You should investigate Java's NIO ("New I/O") library for non-blocking network programming. NIO was designed to solve precisely the server scalability problem you are facing!
Introductory article about NIO: Building Highly Scalable Servers with Java NIO
Excerpts from O'Reilly's Java NIO book
Highly scalable socket programming in Java requires the selectable channels provided in the "New I/O", or NIO packages. By using non-blocking IO, a single thread can service many sockets, tending only to those sockets that are ready.
One of the more scalable open-source NIO applications is the Grizzly component of the Glassfish application server. Jean-Francois Arcand has written a number of informative, in-depth blog posts about his work on the project, and covers many subtle pitfalls in writing this kind of software with NIO.
If the concept of non-blocking IO is new to you, using existing software like Grizzly, or at least using it as a starting point for your adaptation, might be very helpful.
The benefits of NIO are debatable. See Paul Tyma's blog entries here and here.
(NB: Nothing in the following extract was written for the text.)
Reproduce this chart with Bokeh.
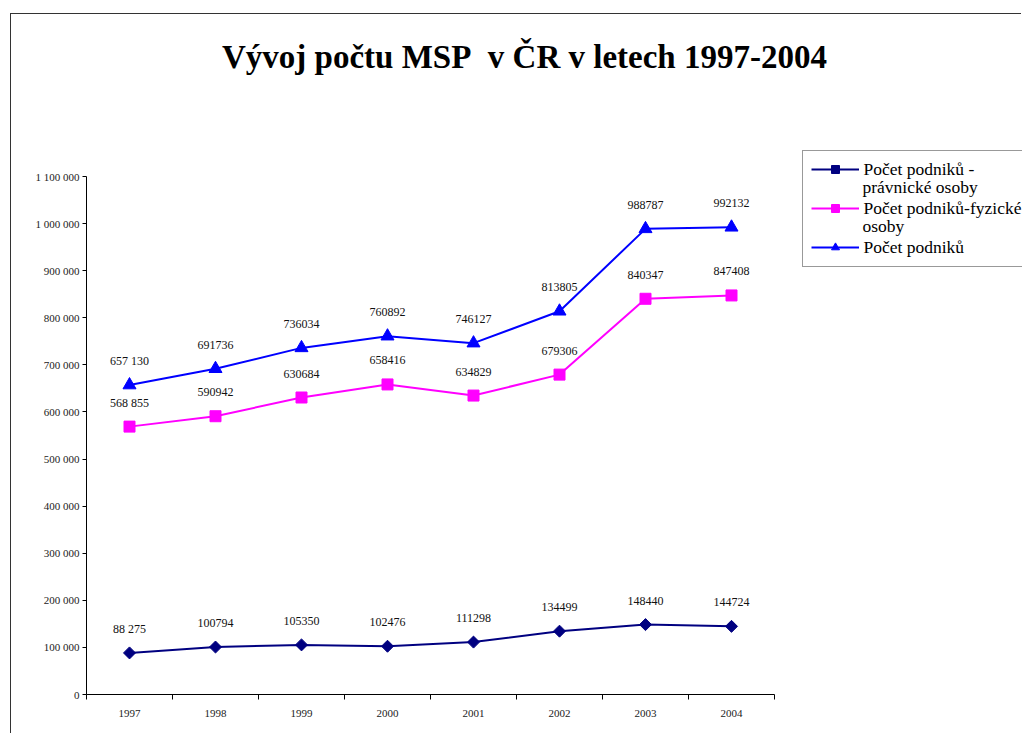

A thread-per-connection threading model (Blocking Socket I/O) will not scale too well. Here's an introduction to Java NIO which will allow you to use non-blocking socket calls in java:
http://today.java.net/cs/user/print/a/350
As the article states, there are plenty of frameworks available so you don't have to roll your own.
As previously mentioned, 10.000 clients is not easy. For java, NIO (possibly augmented with a separate threadpool to handle each request without blocking the NIO thread) is usual way to handle a large amount of clients.
As mentioned, depending on implementation, threads might actually scale, but it depends a lot on how much interaction there is between client connections. Massive threads are more likely to work if there is little synchronization between the threads.
That said, NIO is notoriously difficult to get 100% right the first time you implement it.
I'd recommend either trying out, or at least looking at the source for the Naga NIO lib at naga.googlecode.com. The codebase for the lib is small compared to most other NIO frameworks. You should be able to quickly implement a test to see if you can get 10.000 clients up and running.
(The Naga source also happens to be free to modify or copy without attributing the original author)
This is not a simple question, but for a very in depth (sorry, not in java though) answer see this: http://www.kegel.com/c10k.html
EDIT
Even with nio, this is still a difficult problem. 10000 connections is a tremendous resource burden on the machine, even if you are using non-blocking sockets. This is why large web sites have server farms and load balancers.
Why don't you process only a certain amount of requests at a time.
Let's say you want to process a maximum of 50 requests at a time (for not creating too many threads)
You create a threadpool of 50 threads.
You put all the requests in a Queue (accept connections, keep sockets open), and each thread, when it is done, gets the next request then process it.
This should scale more easily.
Also, if the need arise, it will be easier to do load balancing, since you could share your queues for multiple servers
Personally I would rather use create a custom I/O non blocking setup, for example using one thread to accept clients and using one other thread to process them (checking if any input is available and writing data to the output if necessary).
You'll have to figure out why your application is failing at 10,000 threads.
Is there a hard limit to the number of threads in the JVM or the OS? If so, can it be lifted?
Are you running out of memory? Try configuring a smaller stack size per thread, and/or add more memory to the server.
Something else? Fix it.
Only once you have determined the source of the problem will you be able to fix it. In theory 10,000 threads should be OK but at that level of concurrency it requires some extra tuning of the JVM and operating system if you want it to work out.
You can also consider NIO but I think it can work fine with threads as well.